**STORED DATA:**
»»
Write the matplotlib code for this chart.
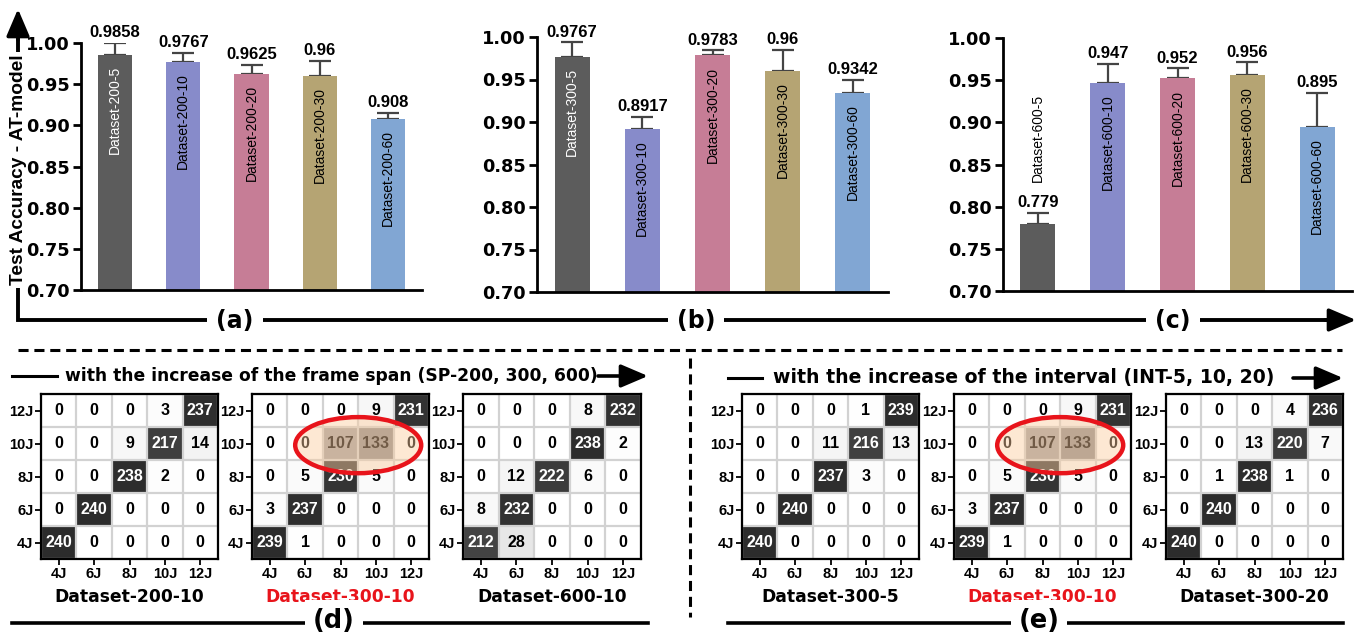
import matplotlib
matplotlib.use("Agg")
import matplotlib.pyplot as plt
import numpy as np
from matplotlib.patches import Ellipse
from matplotlib.colors import LinearSegmentedColormap

W, H = 1363, 641
DPI = 100

# ------------------------- data -------------------------
a_labels = ["Dataset-200-5", "Dataset-200-10", "Dataset-200-20", "Dataset-200-30", "Dataset-200-60"]
a_values = [0.9858, 0.9767, 0.9625, 0.96, 0.908]
a_errors = [0.014, 0.011, 0.011, 0.018, 0.007]

b_labels = ["Dataset-300-5", "Dataset-300-10", "Dataset-300-20", "Dataset-300-30", "Dataset-300-60"]
b_values = [0.9767, 0.8917, 0.9783, 0.96, 0.9342]
b_errors = [0.017, 0.014, 0.006, 0.025, 0.015]

c_labels = ["Dataset-600-5", "Dataset-600-10", "Dataset-600-20", "Dataset-600-30", "Dataset-600-60"]
c_values = [0.779, 0.947, 0.952, 0.956, 0.895]
c_errors = [0.014, 0.022, 0.012, 0.015, 0.040]

bar_colors = ["#5c5c5c", "#878bca", "#c67d96", "#b5a473", "#81a6d3"]
yticks = [0.70, 0.75, 0.80, 0.85, 0.90, 0.95, 1.00]

classes = ["4J", "6J", "8J", "10J", "12J"]
# rows listed from top (12J) to bottom (4J); columns 4J..12J
cm_200_10 = [[0, 0, 0, 3, 237],
             [0, 0, 9, 217, 14],
             [0, 0, 238, 2, 0],
             [0, 240, 0, 0, 0],
             [240, 0, 0, 0, 0]]
cm_300_10 = [[0, 0, 0, 9, 231],
             [0, 0, 107, 133, 0],
             [0, 5, 230, 5, 0],
             [3, 237, 0, 0, 0],
             [239, 1, 0, 0, 0]]
cm_600_10 = [[0, 0, 0, 8, 232],
             [0, 0, 0, 238, 2],
             [0, 12, 222, 6, 0],
             [8, 232, 0, 0, 0],
             [212, 28, 0, 0, 0]]
cm_300_5 = [[0, 0, 0, 1, 239],
            [0, 0, 11, 216, 13],
            [0, 0, 237, 3, 0],
            [0, 240, 0, 0, 0],
            [240, 0, 0, 0, 0]]
cm_300_20 = [[0, 0, 0, 4, 236],
             [0, 0, 13, 220, 7],
             [0, 1, 238, 1, 0],
             [0, 240, 0, 0, 0],
             [240, 0, 0, 0, 0]]

title_d = "with the increase of the frame span (SP-200, 300, 600)"
title_e = "with the increase of the interval (INT-5, 10, 20)"

# ------------------------- style -------------------------
plt.rcParams["font.family"] = ["DejaVu Sans"]
plt.rcParams["font.weight"] = "bold"
plt.rcParams["axes.labelweight"] = "bold"
ARIAL = "Liberation Sans"

fig = plt.figure(figsize=(W / DPI, H / DPI), dpi=DPI)


def px_axes(l, r, t, b, **kw):
    return fig.add_axes([l / W, 1 - b / H, (r - l) / W, (b - t) / H], **kw)


def bar_panel(ax, labels, values, errors):
    x = np.arange(len(values))
    ax.bar(x, values, width=0.5, color=bar_colors, zorder=2)
    ax.errorbar(x, values, yerr=[np.zeros(len(errors)), errors], fmt="none",
                ecolor="#444444", elinewidth=1.6, capsize=8, capthick=1.6, zorder=1)
    ax.set_xlim(-0.5, 4.5)
    ax.set_ylim(0.70, 1.00)
    ax.set_yticks(yticks)
    ax.set_yticklabels([f"{t:.2f}" for t in yticks])
    ax.set_xticks([])
    for s in ["top", "right"]:
        ax.spines[s].set_visible(False)
    for s in ["left", "bottom"]:
        ax.spines[s].set_linewidth(2)
    ax.tick_params(axis="y", length=6, width=2, labelsize=12.8, pad=2)
    for i, (lab, v, e) in enumerate(zip(labels, values, errors)):
        ax.annotate(str(v), (i, v + e), xytext=(0, 2), textcoords="offset points",
                    ha="center", va="bottom", fontsize=12, fontweight="bold",
                    family=ARIAL, annotation_clip=False)
        if v - 0.70 > 0.12:
            ax.annotate(lab, (i, v), xytext=(0, -8), textcoords="offset points",
                        rotation=90, ha="center", va="top", fontsize=10,
                        family=ARIAL, fontweight="normal",
                        color="white" if i == 0 else "black")
        else:
            ax.annotate(lab, (i, v + e), xytext=(0, 22), textcoords="offset points",
                        rotation=90, ha="center", va="bottom", fontsize=10,
                        family=ARIAL, fontweight="normal", color="black")


ax_a = px_axes(81, 422, 43, 290)
bar_panel(ax_a, a_labels, a_values, a_errors)
ax_b = px_axes(537, 888, 37, 292)
bar_panel(ax_b, b_labels, b_values, b_errors)
ax_c = px_axes(1003, 1352, 38, 291)
bar_panel(ax_c, c_labels, c_values, c_errors)

cmap = LinearSegmentedColormap.from_list("grey_cm", ["#ffffff", "#2c2c2c"])


def cm_panel(ax, mat, highlight=False):
    m = np.array(mat)
    ax.imshow(m, cmap=cmap, vmin=0, vmax=240, aspect="auto")
    for r in range(m.shape[0]):
        for c in range(m.shape[1]):
            v = m[r, c]
            ax.text(c, r, str(v), ha="center", va="center", fontsize=11.5,
                    family=ARIAL, fontweight="bold",
                    color="white" if v >= 150 else "black", zorder=3)
    ax.set_xticks(range(5))
    ax.set_xticklabels(classes, family=ARIAL, fontweight="bold")
    ax.set_yticks(range(5))
    ax.set_yticklabels(classes[::-1], family=ARIAL, fontweight="bold")
    ax.set_xticks(np.arange(-0.5, 5, 1), minor=True)
    ax.set_yticks(np.arange(-0.5, 5, 1), minor=True)
    ax.grid(which="minor", color="#d2d2d2", lw=1.6)
    ax.grid(which="major", visible=False)
    ax.tick_params(which="minor", length=0)
    ax.tick_params(which="major", length=4, width=1.3, labelsize=10.5, pad=1.5)
    for s in ax.spines.values():
        s.set_linewidth(1.6)
    if highlight:
        ell = Ellipse((2.5, 1.05), width=3.56, height=1.7,
                      facecolor=(0.99, 0.80, 0.62, 0.45), edgecolor="#e8141b",
                      lw=3.2, zorder=4)
        ax.add_patch(ell)


tops, bots = 394, 559
cm_specs = [
    (41, 218, cm_200_10, "Dataset-200-10", "black", False),
    (252, 429, cm_300_10, "Dataset-300-10", "#e8141b", True),
    (463, 641, cm_600_10, "Dataset-600-10", "black", False),
    (742, 919, cm_300_5, "Dataset-300-5", "black", False),
    (954, 1131, cm_300_10, "Dataset-300-10", "#e8141b", True),
    (1166, 1343, cm_300_20, "Dataset-300-20", "black", False),
]

# overlay for decorations (pixel coordinates)
ov = fig.add_axes([0, 0, 1, 1], zorder=-1)
ov.set_xlim(0, W)
ov.set_ylim(H, 0)
ov.axis("off")

for l, r, mat, name, col, hl in cm_specs:
    ax = px_axes(l, r, tops, bots)
    cm_panel(ax, mat, hl)
    ov.text((l + r) / 2, 597, name, ha="center", va="center", fontsize=12.3,
            fontweight="bold", color=col)

arrow_kw = dict(arrowstyle="-|>,head_length=0.75,head_width=0.32", color="black",
                lw=2.6, mutation_scale=22, shrinkA=0, shrinkB=0)

# L-shaped axis arrow for the top row
ov.plot([18, 18, 1335], [30, 320, 320], color="black", lw=2.8, solid_joinstyle="miter",
        solid_capstyle="butt")
ov.annotate("", xy=(18, 9), xytext=(18, 40), arrowprops=arrow_kw)
ov.annotate("", xy=(1356, 320), xytext=(1325, 320), arrowprops=arrow_kw)
ov.text(19, 170, "Test Accuracy - AT-model", rotation=90, ha="center", va="center",
        fontsize=13.8, family=ARIAL, fontweight="bold",
        bbox=dict(boxstyle="square,pad=0.12", fc="white", ec="none"))
for x, lab in [(235, "(a)"), (696, "(b)"), (1173, "(c)")]:
    ov.text(x, 321, lab, ha="center", va="center", fontsize=17, fontweight="bold",
            bbox=dict(boxstyle="square,pad=0.38", fc="white", ec="none"))

# dashed separators
dash = (0, (3.3, 1.9))
ov.plot([18, 1342], [350, 350], color="black", lw=2.2, ls=dash)
ov.plot([690, 690], [358, 617], color="black", lw=2.2, ls=dash)

# titles of the bottom groups
ov.plot([12, 57], [376, 376], color="black", lw=2.2)
ov.text(65, 376, title_d, ha="left", va="center", fontsize=12.3, fontweight="bold")
ov.annotate("", xy=(648, 376), xytext=(598, 376), arrowprops=arrow_kw)

ov.plot([728, 762], [378, 378], color="black", lw=2.2)
ov.text(773, 378, title_e, ha="left", va="center", fontsize=13.6, fontweight="bold")
ov.annotate("", xy=(1343, 378), xytext=(1293, 378), arrowprops=arrow_kw)

# bottom group lines with labels
ov.plot([12, 648], [623, 623], color="black", lw=2.6)
ov.plot([728, 1343], [623, 623], color="black", lw=2.6)
for x, lab in [(334, "(d)"), (1039, "(e)")]:
    ov.text(x, 621, lab, ha="center", va="center", fontsize=18.5, fontweight="bold",
            bbox=dict(boxstyle="square,pad=0.3", fc="white", ec="none"))

fig.savefig("out.png", dpi=DPI)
««
**WORK TO DO:** Write out again exactly the lines from the start of the data above through the line containing "yticks = [0.70, 0.75, 0.80, 0.85, 0.90, 0.95, 1.00]", inclusive, excluding any pictures.

**RESPONSE:**
Write the matplotlib code for this chart.
import matplotlib
matplotlib.use("Agg")
import matplotlib.pyplot as plt
import numpy as np
from matplotlib.patches import Ellipse
from matplotlib.colors import LinearSegmentedColormap

W, H = 1363, 641
DPI = 100

# ------------------------- data -------------------------
a_labels = ["Dataset-200-5", "Dataset-200-10", "Dataset-200-20", "Dataset-200-30", "Dataset-200-60"]
a_values = [0.9858, 0.9767, 0.9625, 0.96, 0.908]
a_errors = [0.014, 0.011, 0.011, 0.018, 0.007]

b_labels = ["Dataset-300-5", "Dataset-300-10", "Dataset-300-20", "Dataset-300-30", "Dataset-300-60"]
b_values = [0.9767, 0.8917, 0.9783, 0.96, 0.9342]
b_errors = [0.017, 0.014, 0.006, 0.025, 0.015]

c_labels = ["Dataset-600-5", "Dataset-600-10", "Dataset-600-20", "Dataset-600-30", "Dataset-600-60"]
c_values = [0.779, 0.947, 0.952, 0.956, 0.895]
c_errors = [0.014, 0.022, 0.012, 0.015, 0.040]

bar_colors = ["#5c5c5c", "#878bca", "#c67d96", "#b5a473", "#81a6d3"]
yticks = [0.70, 0.75, 0.80, 0.85, 0.90, 0.95, 1.00]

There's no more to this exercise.